We wake in the darkness. Again.The days are getting noticeably shorter and the onset of fall more apparent. Especially down here on the coast where the high, wet clouds keep the sun perpetually at bay and the temperatures cool. Unlike on the PCT the onset of fall is not a hike-ending deadline. Now that we are out of the Olympics there is no real danger of snow and the only timetable we are obliged to follow is the one that dictates the tides.
Today is all about walking, crawling, scampering across myriad surfaces. We hop across basketball sized rocks and then pick our way through boulders the size of cars covered and stinking with slick sea weed. When the beach becomes impassable we haul ourselves into the trees, using ropes and ladders to ease our way.

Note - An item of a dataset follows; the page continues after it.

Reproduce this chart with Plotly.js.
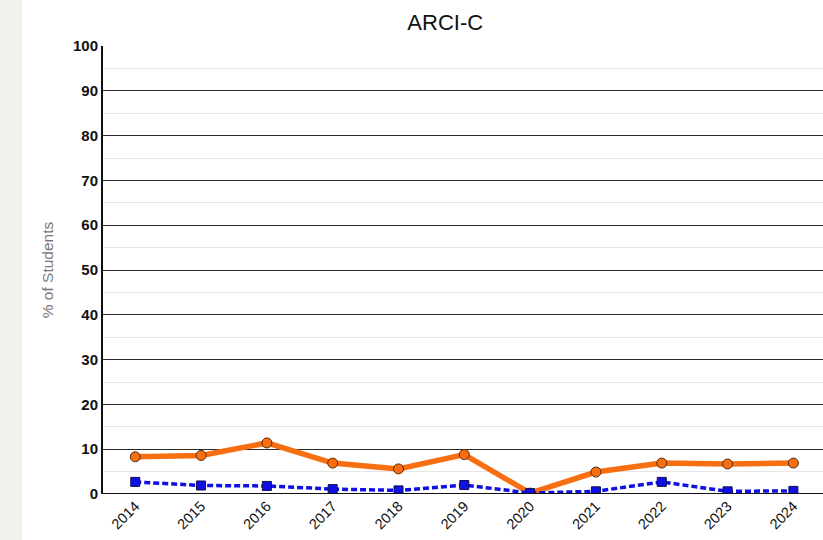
<!DOCTYPE html>
<html><head><meta charset="utf-8">
<script src="https://cdn.plot.ly/plotly-3.0.1.min.js"></script>
<style>
html,body{margin:0;padding:0;}
body{width:823px;height:540px;overflow:hidden;background:linear-gradient(to right,#f2f0ea 0,#f2f0ea 22px,#ffffff 22px);}
#chart{position:absolute;left:0;top:0;width:823px;height:540px;}
</style></head>
<body><div id="chart"></div>
<script>
var years = ["2014","2015","2016","2017","2018","2019","2020","2021","2022","2023","2024"];
var orangeSeries = [8.3, 8.6, 11.4, 6.9, 5.6, 8.8, 0.2, 4.9, 6.9, 6.7, 6.9];
var blueSeries = [2.7, 1.9, 1.8, 1.1, 0.8, 2.0, 0.2, 0.6, 2.7, 0.6, 0.7];
var yTicks = [0,10,20,30,40,50,60,70,80,90,100];

var traces = [
  {x: years, y: orangeSeries, type:'scatter', mode:'lines+markers', name:'Series A',
   line:{color:'#f86f12', width:5.5},
   marker:{symbol:'circle', size:10, color:'#f86f12', line:{color:'#5a2a0a', width:1}}},
  {x: years, y: blueSeries, type:'scatter', mode:'lines+markers', name:'Series B',
   line:{color:'#0f10e6', width:3.5, dash:'6px,3px'},
   marker:{symbol:'square', size:9, color:'#0f10e6', line:{color:'#10104a', width:1}}}
];
var layout = {
  width:823, height:540,
  paper_bgcolor:'rgba(0,0,0,0)', plot_bgcolor:'#ffffff',
  margin:{l:103, r:0, t:46, b:46},
  showlegend:false,
  title:{text:'ARCI-C', font:{family:'Arial, Liberation Sans', size:22, color:'#111'}, xref:'container', x:0.541, xanchor:'center', y:0.958, yanchor:'middle'},
  xaxis:{type:'category', range:[-0.49,10.45], showgrid:false, zeroline:false, showline:false,
    tickangle:-45, tickfont:{family:'Arial, Liberation Sans', size:14.5, color:'#111'}, ticks:'', ticklen:0},
  yaxis:{range:[0,100], tickvals:yTicks, ticktext:yTicks.map(String), showgrid:true, gridcolor:'#2a2a2a', gridwidth:1,
    zeroline:false, showline:true, linecolor:'#111', linewidth:2, mirror:false, ticks:'', ticklabelstandoff:0,
    tickfont:{family:'Arial, Liberation Sans', size:15, color:'#111', weight:'bold'},
    minor:{dtick:5, tick0:0, showgrid:true, gridcolor:'#e6e6e6', gridwidth:1},
    title:{text:'% of Students', font:{family:'Arial, Liberation Sans', size:15.5, color:'#777'}, standoff:16}},
  shapes:[{type:'line', xref:'paper', yref:'y', x0:0, x1:1, y0:0, y1:0, line:{color:'#111', width:2}}]
};
Plotly.newPlot('chart', traces, layout, {displayModeBar:false, staticPlot:true});
</script></body></html>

It’s a short day, all told, and as we roll into camp a light mist is just beginning to fall. Only two days left on the trail.

PNT Day 75 – Dog Brain
Mile 1232.2 to 1245

The beach is alive today and we see so many things! Most of which I don’t know the names of, the beach being far from my home ecosystem. But there are seals bobbing in the gentle waves close to shore while pelicans soar out over the water. Close beneath our feet are innumerable crabs and baby sculpin fish darting around the tide pools. The abundance of wildlife has kept the beach interesting through what might otherwise become difficult hiking.
The key, I’m learning, about the beach is that it’s far better to be methodical than fast. There are just so many things to crawl over and around and through. To that add a slippy factor that cannot always be anticipated. Then, even when the rocks abate and we are left on sand, oftentimes it is soft and or made of pebbles, giving the feeling of walking through heavy snow. Instead I fall into a sort of meditative trance hopping from rock to rock. It’s halfway between intense focus and mind-numbing monotony. Skookum dubs this state “dog brain,” and I can tell from the lull in our conversation that we have all fallen into some version of it.
In the last few miles of the hike we are rewarded with firm, speedy sand and make the time camp quickly. Skookum is discontented with our first choice of campgrounds and so we set off to find a better one, scouting up and down the beach until at last Skookum finds the best beach campground we have had so far. It is perfect for our last night on trail and we spend the evening in companionable chatter, passing our extra snacks to the group, knowing we won’t need them after tomorrow.
PNT Day 76 – The End
Mile 1245 to mile 1249, Cape Alava/the Western Terminus of the PNT

There are four miles to Cape Alava. Four miles to the western most point of the contiguous US and the western terminus of the PNT. Four miles and we’re done with this big, ridiculous, challenging adventure that I’ve been on for the last two and a half months. An adventure that has seen me in tears and bleeding as well as joyous and powerful in some of the most beautiful places I have ever been. In talks with other hikers and trail angels it has become apparent that I am not the only thru hiker who has found the PNT difficult and at times downright taxing. So I am not surprised that the final miles of our hike are somewhat subdued.
Along an indistinguishable section of beach Starman glances at the maps on his phone and declares “I guess we’re here.” And I guess we are. I can see the buoy marker that points to the trail that will take us to the parking lot and eventually back to civilization. There is so little fanfare that I’m honestly delighted. To me, thru hiking has always been a deeply personal act because it is so pointless. It’s an act I don’t owe to anyone else and I cherish it for that. To complete a months-long goal with only two other people to even witness it is somehow profound and beautiful to me.
Our little group of three takes a moment to look at each other before eventually moving down the beach a little so we can climb up on a rock and take some pictures. This will be our terminus statue, this random beach rock. And these men, Skookum and Starman will be the people I finish this wild journey with. But really, we all finish alone, just as we all had to walk the miles to get here. I guess beyond anything I am grateful to this trail and proud to have finished.